- **ITEMS**
____
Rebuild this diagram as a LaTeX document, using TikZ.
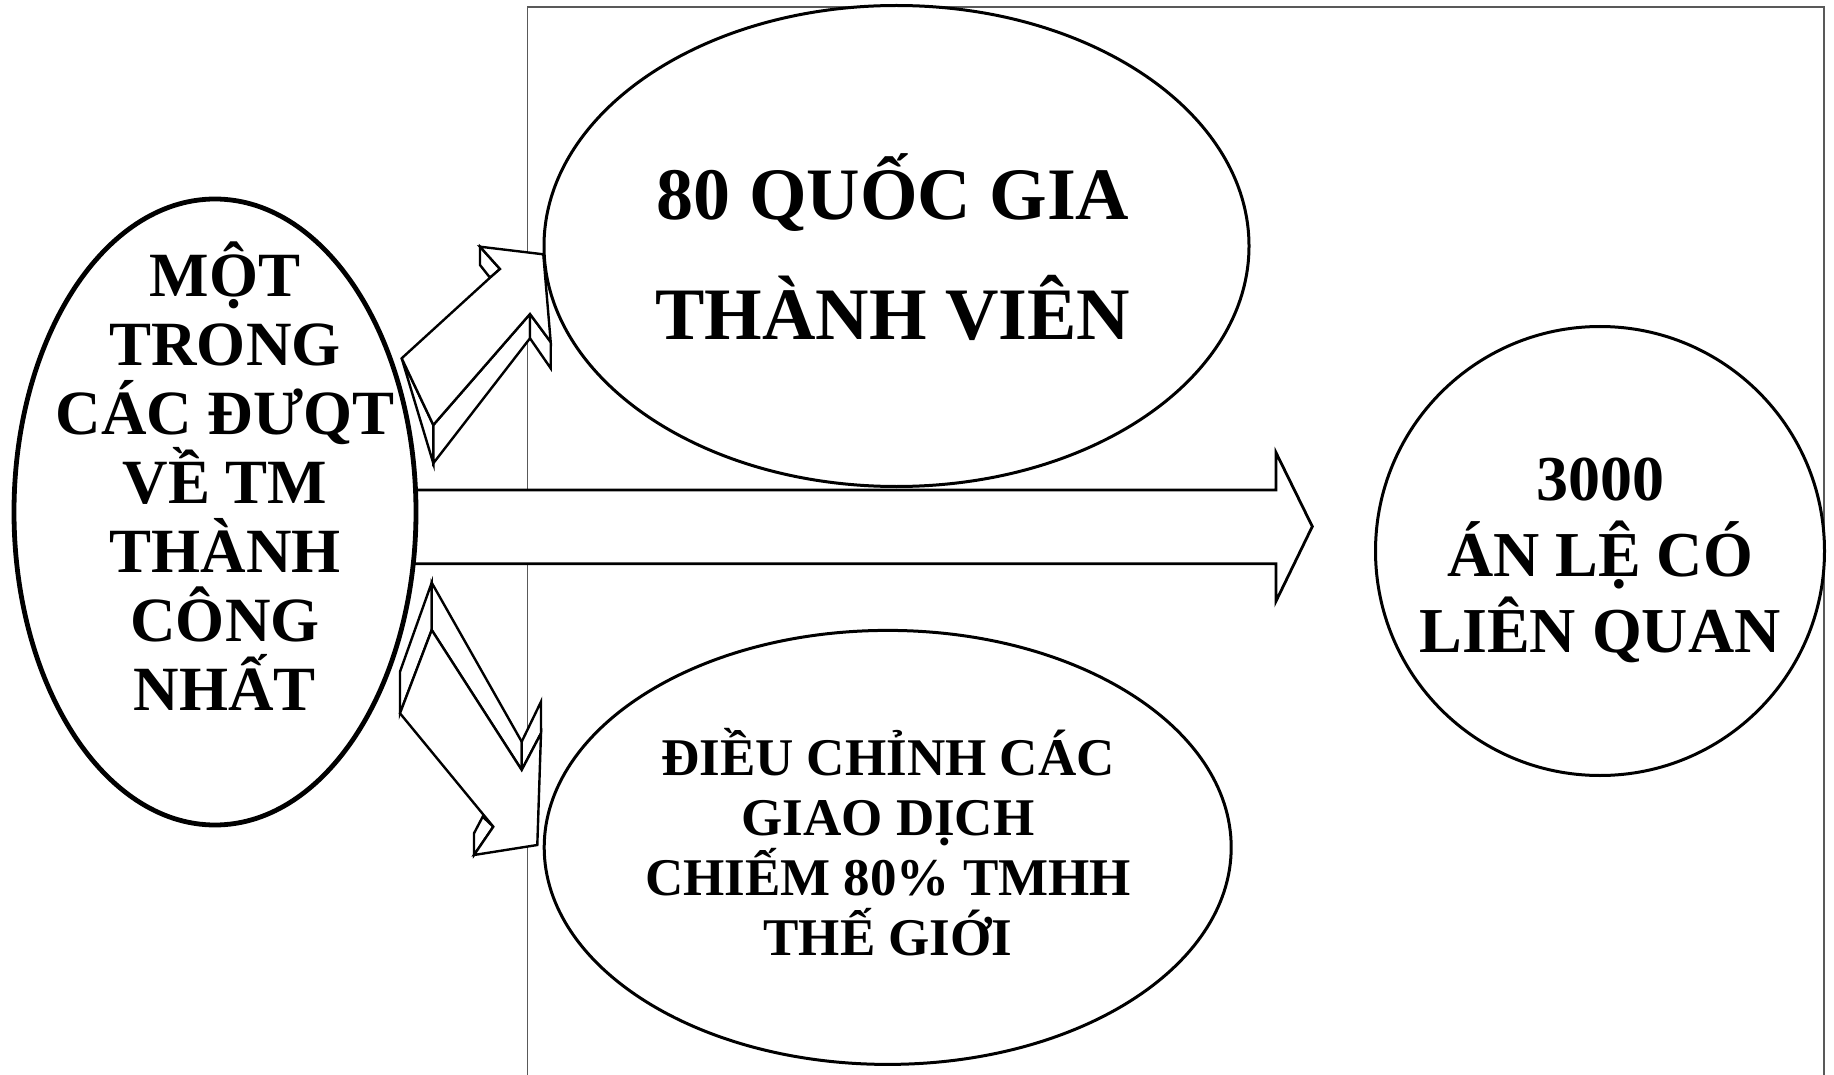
\documentclass[tikz,border=0pt]{standalone}
\usepackage{fontspec}
\setmainfont{Liberation Serif}
\usetikzlibrary{shapes.geometric}
\lineskiplimit=-100pt

\begin{document}
\begin{tikzpicture}[x=1pt,y=-1pt,line join=miter]
  \tikzstyle{oval}=[ellipse,draw,fill=white,inner sep=0pt,line width=3pt]
  \tikzstyle{face}=[draw,fill=white,line width=2.4pt]
  \tikzstyle{caption}=[align=center,inner sep=0pt,anchor=base]

  \useasboundingbox (0,0) rectangle (1834,1075);

  % thin frame behind the right part
  \draw[black!65,line width=1.3pt] (527.5,1075) -- (527.5,7) -- (1824,7) -- (1824,1075);

  % upper 3d arrow
  \draw[face] (401.7,358.3) -- (433.3,425) -- (433.3,463.3) -- cycle;
  \draw[face] (433.3,425) -- (530,314) -- (530,338.3) -- (433.3,463.3) -- cycle;
  \draw[face] (530,314) -- (550.7,342) -- (550.7,368.3) -- (530,338.3) -- cycle;
  \draw[face] (480,246.7) -- (480,265) -- (490,277.7) -- (500,269) -- cycle;
  \draw[face] (401.7,358.3) -- (490,277.7) -- (500,269) -- (480,246.7) -- (543.3,254.3)
    -- (550.7,342) -- (530,314) -- (433.3,425) -- cycle;

  % lower 3d arrow
  \draw[face] (431.7,582.7) -- (431.7,630) -- (400,713.3) -- (400,671.7) -- cycle;
  \draw[face] (431.7,582.7) -- (521.7,741.7) -- (521.7,770) -- (431.7,630) -- cycle;
  \draw[face] (521.7,741.7) -- (541,701.7) -- (541,733.3) -- (521.7,770) -- cycle;
  \draw[face] (474,855) -- (474,833.3) -- (482.7,816.7) -- (493.3,826.7) -- cycle;
  \draw[face] (431.7,630) -- (521.7,770) -- (541,733.3) -- (537.3,845) -- (474,855)
    -- (493.3,826.7) -- (400,713.3) -- cycle;

  % middle arrow
  \draw[face,line width=2.8pt] (413,490) -- (1276,490) -- (1276,452.6) -- (1312.3,526.5)
    -- (1276,601.2) -- (1276,563.7) -- (413,563.7);

  \node[oval,line width=4.8pt,minimum width=402pt,minimum height=626pt] (wto) at (215,512) {};
  \node[oval,minimum width=705pt,minimum height=481pt] (members) at (896.5,246) {};
  \node[oval,minimum width=687pt,minimum height=434pt] (rules) at (887.7,847.4) {};
  \node[oval,minimum width=449pt,minimum height=449pt] (cases) at (1600,551) {};

  % anchor=base sits on the last line
  \node[caption,font=\bfseries\fontsize{63}{69}\selectfont] (wto-txt) at (225,710)
    {MỘT\\TRONG\\CÁC ĐƯQT\\VỀ TM\\THÀNH\\CÔNG\\NHẤT};
  \node[caption,font=\bfseries\fontsize{74}{120}\selectfont] (members-txt) at (893,340)
    {80 QUỐC GIA\\THÀNH VIÊN};
  \node[caption,font=\bfseries\fontsize{64}{76}\selectfont] (cases-txt) at (1600,652)
    {3000\\ÁN LỆ CÓ\\LIÊN QUAN};
  \node[caption,font=\bfseries\fontsize{53}{60}\selectfont] (rules-txt) at (888,955.6)
    {ĐIỀU CHỈNH CÁC\\GIAO DỊCH\\CHIẾM 80\% TMHH\\THẾ GIỚI};
\end{tikzpicture}
\end{document}
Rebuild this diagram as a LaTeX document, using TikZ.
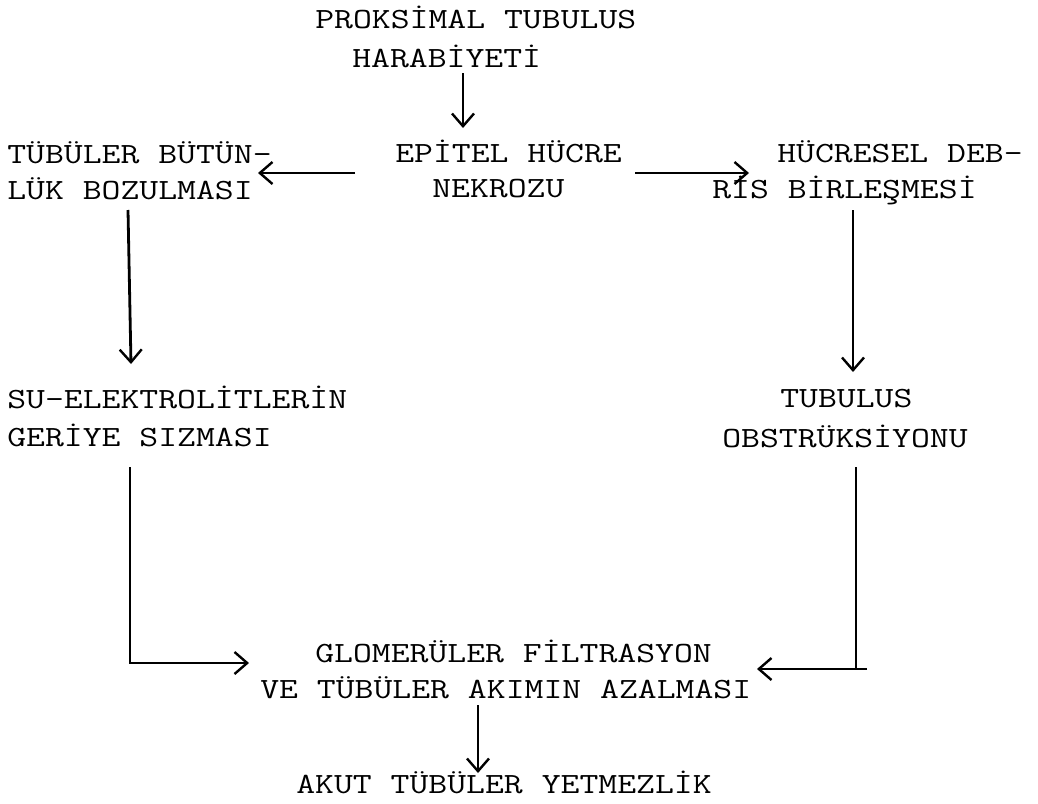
\documentclass[tikz,border=0pt]{standalone}
\usepackage{fontspec}
\usetikzlibrary{arrows.meta}
% wide typewriter lettering
\newcommand\twtext[1]{\scalebox{1.25}[1]{#1}}
\begin{document}
\begin{tikzpicture}[x=0.75pt,y=-0.75pt,
  lbl/.style={anchor=base west, inner sep=0pt,
    font=\ttfamily\fontsize{22}{27}\selectfont},
  seg/.style={line width=2.1pt},
  arr/.style={seg, -{Straight Barb[length=9.5pt,width=16.5pt,line width=1.8pt]}}]
\useasboundingbox (0,0) rectangle (1038,803);

% text lines
\node[lbl] (p1) at (315,28)  {\twtext{PROKSİMAL TUBULUS}};
\node[lbl] (p2) at (352,67)  {\twtext{HARABİYETİ}};
\node[lbl] (e1) at (395,162) {\twtext{EPİTEL HÜCRE}};
\node[lbl] (e2) at (432,197) {\twtext{NEKROZU}};
\node[lbl] (t1) at (7,163)   {\twtext{TÜBÜLER BÜTÜN-}};
\node[lbl] (t2) at (7,199)   {\twtext{LÜK BOZULMASI}};
\node[lbl] (h1) at (777,162) {\twtext{HÜCRESEL DEB-}};
\node[lbl] (h2) at (712,198) {\twtext{RİS BİRLEŞMESİ}};
\node[lbl] (s1) at (7,408)   {\twtext{SU-ELEKTROLİTLERİN}};
\node[lbl] (s2) at (7,446)   {\twtext{GERİYE SIZMASI}};
\node[lbl] (o1) at (780,407) {\twtext{TUBULUS}};
\node[lbl] (o2) at (722,447) {\twtext{OBSTRÜKSİYONU}};
\node[lbl] (g1) at (315,662) {\twtext{GLOMERÜLER FİLTRASYON}};
\node[lbl] (g2) at (260,698) {\twtext{VE TÜBÜLER AKIMIN AZALMASI}};
\node[lbl] (a1) at (296,793) {\twtext{AKUT TÜBÜLER YETMEZLİK}};

% connector end points
\coordinate (c1a) at (463,73);  \coordinate (c1b) at (463,128);
\coordinate (c2a) at (355,173); \coordinate (c2b) at (258,173);
\coordinate (c3a) at (635,173); \coordinate (c3b) at (749,173);
\coordinate (c4a) at (128,210); \coordinate (c4b) at (131,364);
\coordinate (c5a) at (853,210); \coordinate (c5b) at (853,372);
\coordinate (c6a) at (130,467); \coordinate (c6b) at (249,663);
\coordinate (c7a) at (856,467); \coordinate (c7e) at (867,669);
\coordinate (c7b) at (757,669);
\coordinate (c8a) at (478,705); \coordinate (c8b) at (478,773);

% connectors
\draw[arr] (c1a) -- (c1b);
\draw[arr] (c2a) -- (c2b);
\draw[arr] (c3a) -- (c3b);
\draw[arr] (c4a) -- (c4b);
\draw[arr] (c5a) -- (c5b);
\draw[arr] (c6a) |- (c6b);
\draw[seg] (c7a) -- (c7a |- c7b);
\draw[arr] (c7e) -- (c7b);
\draw[arr] (c8a) -- (c8b);
\end{tikzpicture}
\end{document}
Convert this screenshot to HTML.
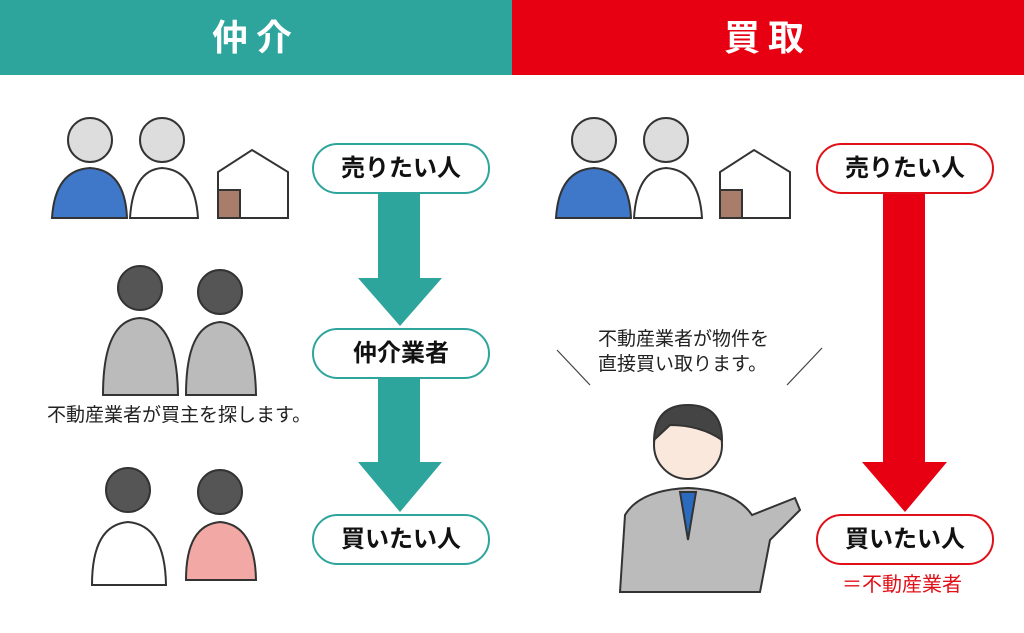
<!DOCTYPE html>
<html><head><meta charset="utf-8"><style>
body{margin:0;width:1024px;height:633px;background:#fff;overflow:hidden;position:relative;font-family:"Liberation Sans","Noto Sans CJK JP",sans-serif}
.h{position:absolute;top:0;height:75px;color:#fff;font-weight:bold;font-size:36px;line-height:75px;text-align:center;letter-spacing:8px}
.p{position:absolute;width:174px;height:47px;border:2px solid #2ea59c;border-radius:26px;background:#fff;text-align:center;line-height:47px;font-size:24px;font-weight:bold;color:#111}
.r{border-color:#e01018}
.t{position:absolute;font-size:19px;color:#222;line-height:25px;white-space:nowrap}
</style></head><body>
<div class="h" style="left:0;width:512px;background:#2ea59c">仲介</div>
<div class="h" style="left:512px;width:512px;background:#e60012">買取</div>
<svg width="1024" height="633" style="position:absolute;left:0;top:0">
<g fill="#2ea59c"><polygon points="378,190 420,190 420,278 442,278 400,326 358,278 378,278"/>
<polygon points="378,376 420,376 420,462 442,462 400,512 358,462 378,462"/></g>
<polygon fill="#e60012" points="883,190 925,190 925,462 947,462 905,512 862,462 883,462"/>
<g stroke="#444" stroke-width="1.2"><line x1="557" y1="350" x2="590" y2="385"/><line x1="822" y1="348" x2="787" y2="385"/></g>
<g stroke="#333" stroke-width="2">
<g fill="#ddd"><circle cx="90" cy="140" r="22"/><circle cx="162" cy="140" r="22"/></g>
<path d="M52 218 Q55 170 90 168 Q125 170 127 218Z" fill="#3f78c8"/>
<path d="M130 218 Q133 170 162 168 Q195 170 198 218Z" fill="#fff"/>
<path d="M218 218 V172 L252 150 L288 172 V218Z" fill="#fff"/><rect x="218" y="190" width="22" height="28" fill="#a87e6a"/>
<g fill="#ddd"><circle cx="594" cy="140" r="22"/><circle cx="666" cy="140" r="22"/></g>
<path d="M556 218 Q559 170 594 168 Q629 170 631 218Z" fill="#3f78c8"/>
<path d="M634 218 Q637 170 666 168 Q699 170 702 218Z" fill="#fff"/>
<path d="M720 218 V172 L754 150 L790 172 V218Z" fill="#fff"/><rect x="720" y="190" width="22" height="28" fill="#a87e6a"/>
<g fill="#555"><circle cx="140" cy="288" r="22"/><circle cx="220" cy="292" r="22"/></g>
<path d="M103 395 Q103 320 140 318 Q177 320 178 395Z" fill="#bbb"/>
<path d="M186 395 Q186 325 220 322 Q255 325 256 395Z" fill="#bbb"/>
<g fill="#555"><circle cx="128" cy="490" r="22"/><circle cx="220" cy="492" r="22"/></g>
<path d="M92 585 Q92 525 128 522 Q165 525 166 585Z" fill="#fff"/>
<path d="M186 580 Q186 525 220 522 Q255 525 256 580Z" fill="#f2a9a5"/>
<circle cx="688" cy="445" r="34" fill="#fbe8dc"/><path d="M654 440 Q655 405 688 405 Q722 405 722 440 Q700 425 670 425Z" fill="#444"/>
<path d="M620 592 L625 515 Q640 490 688 488 Q735 490 752 515 L795 498 L800 510 L770 540 L760 592Z" fill="#bbb"/>
<path d="M680 492 L688 540 L696 492Z" fill="#2a6bc0"/>
</g>
</svg>
<div class="p" style="left:312px;top:143px">売りたい人</div>
<div class="p" style="left:312px;top:328px">仲介業者</div>
<div class="p" style="left:312px;top:514px">買いたい人</div>
<div class="p r" style="left:816px;top:143px">売りたい人</div>
<div class="p r" style="left:816px;top:514px">買いたい人</div>
<div class="t" style="left:47px;top:403px">不動産業者が買主を探します。</div>
<div class="t" style="left:598px;top:327px">不動産業者が物件を<br>直接買い取ります。</div>
<div class="t" style="left:842px;top:573px;color:#e01018;font-size:20px">＝不動産業者</div>
</body></html>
____
Begin at the first line of the records and please reproduce every line exactly through the one containing "-- (550.7,342) -- (530,314)", leaving all pictures out.

- **COMPLETED TASK**
Rebuild this diagram as a LaTeX document, using TikZ.
\documentclass[tikz,border=0pt]{standalone}
\usepackage{fontspec}
\setmainfont{Liberation Serif}
\usetikzlibrary{shapes.geometric}
\lineskiplimit=-100pt

\begin{document}
\begin{tikzpicture}[x=1pt,y=-1pt,line join=miter]
  \tikzstyle{oval}=[ellipse,draw,fill=white,inner sep=0pt,line width=3pt]
  \tikzstyle{face}=[draw,fill=white,line width=2.4pt]
  \tikzstyle{caption}=[align=center,inner sep=0pt,anchor=base]

  \useasboundingbox (0,0) rectangle (1834,1075);

  % thin frame behind the right part
  \draw[black!65,line width=1.3pt] (527.5,1075) -- (527.5,7) -- (1824,7) -- (1824,1075);

  % upper 3d arrow
  \draw[face] (401.7,358.3) -- (433.3,425) -- (433.3,463.3) -- cycle;
  \draw[face] (433.3,425) -- (530,314) -- (530,338.3) -- (433.3,463.3) -- cycle;
  \draw[face] (530,314) -- (550.7,342) -- (550.7,368.3) -- (530,338.3) -- cycle;
  \draw[face] (480,246.7) -- (480,265) -- (490,277.7) -- (500,269) -- cycle;
  \draw[face] (401.7,358.3) -- (490,277.7) -- (500,269) -- (480,246.7) -- (543.3,254.3)
    -- (550.7,342) -- (530,314) -- (433.3,425) -- cycle;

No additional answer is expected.